## Work to complete
Extract the complete data exactly as given.

## Data section
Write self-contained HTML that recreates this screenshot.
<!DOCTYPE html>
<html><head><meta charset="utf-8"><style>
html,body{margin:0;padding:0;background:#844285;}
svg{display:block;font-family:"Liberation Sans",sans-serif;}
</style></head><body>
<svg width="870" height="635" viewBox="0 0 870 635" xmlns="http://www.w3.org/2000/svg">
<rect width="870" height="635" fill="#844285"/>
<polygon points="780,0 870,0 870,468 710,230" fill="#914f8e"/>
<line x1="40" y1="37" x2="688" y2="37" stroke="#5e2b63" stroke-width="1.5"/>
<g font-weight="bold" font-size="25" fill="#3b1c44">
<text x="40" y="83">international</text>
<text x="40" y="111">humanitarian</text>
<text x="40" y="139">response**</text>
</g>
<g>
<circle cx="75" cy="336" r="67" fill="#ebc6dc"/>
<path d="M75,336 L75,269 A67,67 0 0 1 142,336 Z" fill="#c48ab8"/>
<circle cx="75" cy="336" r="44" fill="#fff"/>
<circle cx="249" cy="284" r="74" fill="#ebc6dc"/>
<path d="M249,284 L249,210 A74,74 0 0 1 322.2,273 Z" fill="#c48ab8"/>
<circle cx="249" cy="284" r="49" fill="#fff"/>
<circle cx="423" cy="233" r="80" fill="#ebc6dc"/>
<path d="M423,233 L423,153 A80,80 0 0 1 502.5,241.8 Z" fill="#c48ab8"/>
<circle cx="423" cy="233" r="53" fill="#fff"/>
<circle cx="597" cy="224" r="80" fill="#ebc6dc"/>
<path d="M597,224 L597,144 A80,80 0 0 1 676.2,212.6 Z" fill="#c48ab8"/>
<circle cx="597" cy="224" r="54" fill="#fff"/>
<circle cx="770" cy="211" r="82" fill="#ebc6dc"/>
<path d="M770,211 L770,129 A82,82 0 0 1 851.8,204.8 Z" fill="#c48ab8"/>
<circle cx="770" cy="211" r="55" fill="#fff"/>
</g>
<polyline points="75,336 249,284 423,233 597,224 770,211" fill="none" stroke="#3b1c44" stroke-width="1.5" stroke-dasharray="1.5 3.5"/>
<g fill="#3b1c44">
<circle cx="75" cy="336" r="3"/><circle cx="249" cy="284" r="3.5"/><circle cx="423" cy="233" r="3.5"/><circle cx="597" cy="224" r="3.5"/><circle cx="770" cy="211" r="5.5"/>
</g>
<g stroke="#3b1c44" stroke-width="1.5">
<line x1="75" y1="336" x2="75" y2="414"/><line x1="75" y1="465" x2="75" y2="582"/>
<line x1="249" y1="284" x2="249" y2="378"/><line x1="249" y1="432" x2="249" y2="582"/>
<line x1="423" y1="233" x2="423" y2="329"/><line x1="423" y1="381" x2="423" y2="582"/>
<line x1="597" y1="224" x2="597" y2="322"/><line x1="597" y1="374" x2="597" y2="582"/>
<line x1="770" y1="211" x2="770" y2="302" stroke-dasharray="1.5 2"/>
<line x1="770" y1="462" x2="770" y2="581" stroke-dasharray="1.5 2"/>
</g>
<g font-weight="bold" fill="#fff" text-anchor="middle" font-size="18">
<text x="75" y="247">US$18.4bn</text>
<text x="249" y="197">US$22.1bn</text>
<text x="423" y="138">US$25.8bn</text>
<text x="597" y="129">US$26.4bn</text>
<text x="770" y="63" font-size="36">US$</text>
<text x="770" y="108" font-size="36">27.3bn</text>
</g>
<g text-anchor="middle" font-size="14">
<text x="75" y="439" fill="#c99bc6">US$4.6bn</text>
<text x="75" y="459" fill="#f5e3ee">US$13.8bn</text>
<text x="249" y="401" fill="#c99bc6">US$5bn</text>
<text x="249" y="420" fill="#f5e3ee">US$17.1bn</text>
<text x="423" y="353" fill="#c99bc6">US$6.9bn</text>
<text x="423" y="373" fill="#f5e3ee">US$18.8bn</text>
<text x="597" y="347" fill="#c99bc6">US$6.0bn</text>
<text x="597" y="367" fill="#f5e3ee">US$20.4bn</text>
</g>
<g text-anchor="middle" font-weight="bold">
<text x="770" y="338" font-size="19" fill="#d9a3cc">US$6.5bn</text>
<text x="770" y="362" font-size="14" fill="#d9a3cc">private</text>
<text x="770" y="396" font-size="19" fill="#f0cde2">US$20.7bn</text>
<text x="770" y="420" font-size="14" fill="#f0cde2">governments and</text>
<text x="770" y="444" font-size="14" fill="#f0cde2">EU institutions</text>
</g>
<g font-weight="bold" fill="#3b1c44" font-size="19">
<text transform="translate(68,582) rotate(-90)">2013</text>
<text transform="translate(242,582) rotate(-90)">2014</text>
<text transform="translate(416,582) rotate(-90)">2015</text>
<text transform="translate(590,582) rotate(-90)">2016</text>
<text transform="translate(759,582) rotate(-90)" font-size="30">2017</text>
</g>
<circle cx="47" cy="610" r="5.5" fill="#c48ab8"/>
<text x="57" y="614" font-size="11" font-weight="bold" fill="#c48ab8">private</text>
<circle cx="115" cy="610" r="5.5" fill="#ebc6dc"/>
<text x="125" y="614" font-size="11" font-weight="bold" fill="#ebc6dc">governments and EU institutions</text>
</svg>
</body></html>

## Output of the task
Write self-contained HTML that recreates this screenshot.
<!DOCTYPE html>
<html><head><meta charset="utf-8"><style>
html,body{margin:0;padding:0;background:#844285;}
svg{display:block;font-family:"Liberation Sans",sans-serif;}
</style></head><body>
<svg width="870" height="635" viewBox="0 0 870 635" xmlns="http://www.w3.org/2000/svg">
<rect width="870" height="635" fill="#844285"/>
<polygon points="780,0 870,0 870,468 710,230" fill="#914f8e"/>
<line x1="40" y1="37" x2="688" y2="37" stroke="#5e2b63" stroke-width="1.5"/>
<g font-weight="bold" font-size="25" fill="#3b1c44">
<text x="40" y="83">international</text>
<text x="40" y="111">humanitarian</text>
<text x="40" y="139">response**</text>
</g>
<g>
<circle cx="75" cy="336" r="67" fill="#ebc6dc"/>
<path d="M75,336 L75,269 A67,67 0 0 1 142,336 Z" fill="#c48ab8"/>
<circle cx="75" cy="336" r="44" fill="#fff"/>
<circle cx="249" cy="284" r="74" fill="#ebc6dc"/>
<path d="M249,284 L249,210 A74,74 0 0 1 322.2,273 Z" fill="#c48ab8"/>
<circle cx="249" cy="284" r="49" fill="#fff"/>
<circle cx="423" cy="233" r="80" fill="#ebc6dc"/>
<path d="M423,233 L423,153 A80,80 0 0 1 502.5,241.8 Z" fill="#c48ab8"/>
<circle cx="423" cy="233" r="53" fill="#fff"/>
<circle cx="597" cy="224" r="80" fill="#ebc6dc"/>
<path d="M597,224 L597,144 A80,80 0 0 1 676.2,212.6 Z" fill="#c48ab8"/>
<circle cx="597" cy="224" r="54" fill="#fff"/>
<circle cx="770" cy="211" r="82" fill="#ebc6dc"/>
<path d="M770,211 L770,129 A82,82 0 0 1 851.8,204.8 Z" fill="#c48ab8"/>
<circle cx="770" cy="211" r="55" fill="#fff"/>
</g>
<polyline points="75,336 249,284 423,233 597,224 770,211" fill="none" stroke="#3b1c44" stroke-width="1.5" stroke-dasharray="1.5 3.5"/>
<g fill="#3b1c44">
<circle cx="75" cy="336" r="3"/><circle cx="249" cy="284" r="3.5"/><circle cx="423" cy="233" r="3.5"/><circle cx="597" cy="224" r="3.5"/><circle cx="770" cy="211" r="5.5"/>
</g>
<g stroke="#3b1c44" stroke-width="1.5">
<line x1="75" y1="336" x2="75" y2="414"/><line x1="75" y1="465" x2="75" y2="582"/>
<line x1="249" y1="284" x2="249" y2="378"/><line x1="249" y1="432" x2="249" y2="582"/>
<line x1="423" y1="233" x2="423" y2="329"/><line x1="423" y1="381" x2="423" y2="582"/>
<line x1="597" y1="224" x2="597" y2="322"/><line x1="597" y1="374" x2="597" y2="582"/>
<line x1="770" y1="211" x2="770" y2="302" stroke-dasharray="1.5 2"/>
<line x1="770" y1="462" x2="770" y2="581" stroke-dasharray="1.5 2"/>
</g>
<g font-weight="bold" fill="#fff" text-anchor="middle" font-size="18">
<text x="75" y="247">US$18.4bn</text>
<text x="249" y="197">US$22.1bn</text>
<text x="423" y="138">US$25.8bn</text>
<text x="597" y="129">US$26.4bn</text>
<text x="770" y="63" font-size="36">US$</text>
<text x="770" y="108" font-size="36">27.3bn</text>
</g>
<g text-anchor="middle" font-size="14">
<text x="75" y="439" fill="#c99bc6">US$4.6bn</text>
<text x="75" y="459" fill="#f5e3ee">US$13.8bn</text>
<text x="249" y="401" fill="#c99bc6">US$5bn</text>
<text x="249" y="420" fill="#f5e3ee">US$17.1bn</text>
<text x="423" y="353" fill="#c99bc6">US$6.9bn</text>
<text x="423" y="373" fill="#f5e3ee">US$18.8bn</text>
<text x="597" y="347" fill="#c99bc6">US$6.0bn</text>
<text x="597" y="367" fill="#f5e3ee">US$20.4bn</text>
</g>
<g text-anchor="middle" font-weight="bold">
<text x="770" y="338" font-size="19" fill="#d9a3cc">US$6.5bn</text>
<text x="770" y="362" font-size="14" fill="#d9a3cc">private</text>
<text x="770" y="396" font-size="19" fill="#f0cde2">US$20.7bn</text>
<text x="770" y="420" font-size="14" fill="#f0cde2">governments and</text>
<text x="770" y="444" font-size="14" fill="#f0cde2">EU institutions</text>
</g>
<g font-weight="bold" fill="#3b1c44" font-size="19">
<text transform="translate(68,582) rotate(-90)">2013</text>
<text transform="translate(242,582) rotate(-90)">2014</text>
<text transform="translate(416,582) rotate(-90)">2015</text>
<text transform="translate(590,582) rotate(-90)">2016</text>
<text transform="translate(759,582) rotate(-90)" font-size="30">2017</text>
</g>
<circle cx="47" cy="610" r="5.5" fill="#c48ab8"/>
<text x="57" y="614" font-size="11" font-weight="bold" fill="#c48ab8">private</text>
<circle cx="115" cy="610" r="5.5" fill="#ebc6dc"/>
<text x="125" y="614" font-size="11" font-weight="bold" fill="#ebc6dc">governments and EU institutions</text>
</svg>
</body></html>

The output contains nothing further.